Implicit integration methods (DIRK, FIRK) produce a system of nonlinear
equations at each time step.  This page describes how CuBIE solves those
equations on the GPU.

Why a Solver is Needed
----------------------

An implicit Runge--Kutta stage satisfies:

.. math::

   k_i = f\!\Bigl(t_n + c_i h,\; x_n + h \sum_j a_{ij}\, k_j\Bigr)

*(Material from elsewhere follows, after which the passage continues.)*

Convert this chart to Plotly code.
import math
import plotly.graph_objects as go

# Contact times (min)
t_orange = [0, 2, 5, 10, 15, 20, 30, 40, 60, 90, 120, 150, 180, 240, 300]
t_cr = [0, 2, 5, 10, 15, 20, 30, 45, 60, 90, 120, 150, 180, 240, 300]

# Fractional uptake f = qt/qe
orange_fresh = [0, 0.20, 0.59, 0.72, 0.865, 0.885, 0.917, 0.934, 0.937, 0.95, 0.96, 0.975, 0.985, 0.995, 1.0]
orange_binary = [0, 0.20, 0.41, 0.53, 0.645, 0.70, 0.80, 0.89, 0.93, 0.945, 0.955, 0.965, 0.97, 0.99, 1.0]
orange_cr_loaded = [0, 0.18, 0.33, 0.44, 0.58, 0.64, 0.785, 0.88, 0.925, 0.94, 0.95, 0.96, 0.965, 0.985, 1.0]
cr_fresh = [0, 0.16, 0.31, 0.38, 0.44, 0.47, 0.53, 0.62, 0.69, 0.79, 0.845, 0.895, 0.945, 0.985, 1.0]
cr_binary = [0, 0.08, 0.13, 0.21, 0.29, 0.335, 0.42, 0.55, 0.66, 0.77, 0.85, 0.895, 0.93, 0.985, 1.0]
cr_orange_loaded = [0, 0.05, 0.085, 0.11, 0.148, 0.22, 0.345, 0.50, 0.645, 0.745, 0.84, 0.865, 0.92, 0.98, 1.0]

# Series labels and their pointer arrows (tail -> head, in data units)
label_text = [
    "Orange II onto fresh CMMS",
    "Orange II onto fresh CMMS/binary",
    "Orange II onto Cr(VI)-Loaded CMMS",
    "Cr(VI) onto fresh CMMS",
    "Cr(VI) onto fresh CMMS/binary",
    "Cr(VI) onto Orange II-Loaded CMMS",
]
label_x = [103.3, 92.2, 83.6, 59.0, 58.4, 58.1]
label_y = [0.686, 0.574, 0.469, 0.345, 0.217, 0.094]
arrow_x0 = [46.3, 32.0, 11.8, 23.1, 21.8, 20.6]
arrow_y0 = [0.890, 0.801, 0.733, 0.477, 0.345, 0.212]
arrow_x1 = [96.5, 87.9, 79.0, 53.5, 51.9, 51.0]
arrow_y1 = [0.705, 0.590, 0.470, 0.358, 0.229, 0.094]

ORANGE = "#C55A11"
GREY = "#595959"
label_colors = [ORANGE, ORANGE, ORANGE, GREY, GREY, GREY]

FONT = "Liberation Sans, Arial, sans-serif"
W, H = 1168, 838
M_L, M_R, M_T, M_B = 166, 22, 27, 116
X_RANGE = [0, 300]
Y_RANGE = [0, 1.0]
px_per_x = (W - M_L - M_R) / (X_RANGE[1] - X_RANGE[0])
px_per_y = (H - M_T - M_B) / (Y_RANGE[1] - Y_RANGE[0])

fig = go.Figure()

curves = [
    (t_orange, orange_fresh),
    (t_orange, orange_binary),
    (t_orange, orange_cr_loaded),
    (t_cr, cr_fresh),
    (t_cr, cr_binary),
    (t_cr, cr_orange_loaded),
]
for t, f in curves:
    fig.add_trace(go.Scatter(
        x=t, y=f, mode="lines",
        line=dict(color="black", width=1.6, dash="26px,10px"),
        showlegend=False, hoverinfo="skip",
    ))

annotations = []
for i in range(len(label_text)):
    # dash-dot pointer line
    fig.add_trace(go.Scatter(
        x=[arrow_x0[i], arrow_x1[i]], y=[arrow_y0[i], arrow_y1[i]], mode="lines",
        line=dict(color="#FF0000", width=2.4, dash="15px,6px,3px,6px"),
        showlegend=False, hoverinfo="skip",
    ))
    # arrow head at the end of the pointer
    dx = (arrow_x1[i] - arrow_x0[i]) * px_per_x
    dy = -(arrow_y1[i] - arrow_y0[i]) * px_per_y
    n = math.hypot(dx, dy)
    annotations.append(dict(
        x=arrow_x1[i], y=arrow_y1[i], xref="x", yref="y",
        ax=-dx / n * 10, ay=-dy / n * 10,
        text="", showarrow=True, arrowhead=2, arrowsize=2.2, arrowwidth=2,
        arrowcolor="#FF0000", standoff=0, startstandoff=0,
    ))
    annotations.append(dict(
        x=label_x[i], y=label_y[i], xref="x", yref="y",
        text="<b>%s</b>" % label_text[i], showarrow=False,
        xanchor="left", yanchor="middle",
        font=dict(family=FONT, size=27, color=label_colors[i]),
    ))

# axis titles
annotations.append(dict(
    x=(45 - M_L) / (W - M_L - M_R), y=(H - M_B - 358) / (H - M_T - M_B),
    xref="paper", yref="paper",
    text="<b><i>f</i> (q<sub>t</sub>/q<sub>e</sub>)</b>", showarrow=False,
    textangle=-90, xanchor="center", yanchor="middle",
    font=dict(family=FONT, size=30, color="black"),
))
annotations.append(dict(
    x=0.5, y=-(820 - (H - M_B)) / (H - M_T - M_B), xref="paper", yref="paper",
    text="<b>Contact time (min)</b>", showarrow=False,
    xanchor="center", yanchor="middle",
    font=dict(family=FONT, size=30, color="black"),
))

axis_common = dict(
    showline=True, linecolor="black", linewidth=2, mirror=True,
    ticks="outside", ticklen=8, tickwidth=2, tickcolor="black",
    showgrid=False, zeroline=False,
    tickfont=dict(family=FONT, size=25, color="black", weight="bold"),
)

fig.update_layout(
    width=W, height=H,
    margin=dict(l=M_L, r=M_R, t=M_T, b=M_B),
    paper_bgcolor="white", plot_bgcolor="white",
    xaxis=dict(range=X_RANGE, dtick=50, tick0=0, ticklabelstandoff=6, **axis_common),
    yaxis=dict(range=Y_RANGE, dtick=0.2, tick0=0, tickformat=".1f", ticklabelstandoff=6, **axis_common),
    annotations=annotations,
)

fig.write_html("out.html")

Because :math:`k_i` appears on both sides, we cannot simply evaluate the
right-hand side.  Instead we must find the :math:`k_i` that make the
equation hold---a root-finding problem:

.. math::

   G(K) = K - F(K) = 0

where :math:`K` stacks all stage vectors and :math:`F` wraps the
right-hand-side evaluations.

Newton Iteration
----------------

CuBIE uses a simplified Newton method.  Starting from an initial guess
:math:`K^{(0)}` (typically extrapolated from the previous step), each
iteration solves:

.. math::

   M\, \Delta K = -G(K^{(m)}), \qquad K^{(m+1)} = K^{(m)} + \Delta K

where :math:`M \approx \partial G / \partial K` is formed from the
Jacobian of :math:`f` and the tableau coefficients.  In the simplified
variant the Jacobian is evaluated once at the start of the step rather
than every iteration.

Convergence is checked by monitoring
:math:`\|\Delta K\| / \|K^{(m+1)}\|`.  If the ratio stalls, the step is
rejected and retried with a smaller :math:`h`.

Krylov Linear Solver
--------------------

The linear system :math:`M \Delta K = r` is large (:math:`s \times n` for
an :math:`s`-stage method with :math:`n` states), and forming :math:`M`
explicitly would require :math:`O(n^2)` storage per thread---prohibitive
on a GPU.  CuBIE therefore uses a *matrix-free Krylov* solver that needs
only the action of :math:`M` on a vector:

.. math::

   v \mapsto M\, v = v - h\, (A \otimes I)\, (I \otimes J)\, v

The Jacobian--vector product :math:`J\, v` is computed symbolically by
CuBIE's code generator (see :doc:`jacobians`), so no matrix is ever
stored.

Preconditioning
^^^^^^^^^^^^^^^

Krylov methods converge faster when the system is *preconditioned*:
instead of solving :math:`M x = b` directly, we solve
:math:`P^{-1} M x = P^{-1} b` for a cheaply invertible :math:`P` that
approximates :math:`M`.

CuBIE uses a *Neumann-series preconditioner*:

.. math::

   P^{-1} \approx I + N + N^2 + \cdots + N^k

where :math:`N = I - M` and :math:`k` is a low-order truncation
(typically 1--3).  This requires only repeated matrix--vector products
and no factorisation, making it well suited to the GPU's throughput
model.

Return Code Encoding
--------------------

CuBIE encodes the Newton iteration count into the upper 16 bits of each
step's integer return code:

.. code-block:: python

   iterations = (code >> 16) & 0xFFFF
   status     = code & 0xFFFF   # compare with IntegratorReturnCodes

This allows post-solve analysis of solver effort without extra output
buffers.  See :doc:`/user_guide/results` for how to access iteration
counters.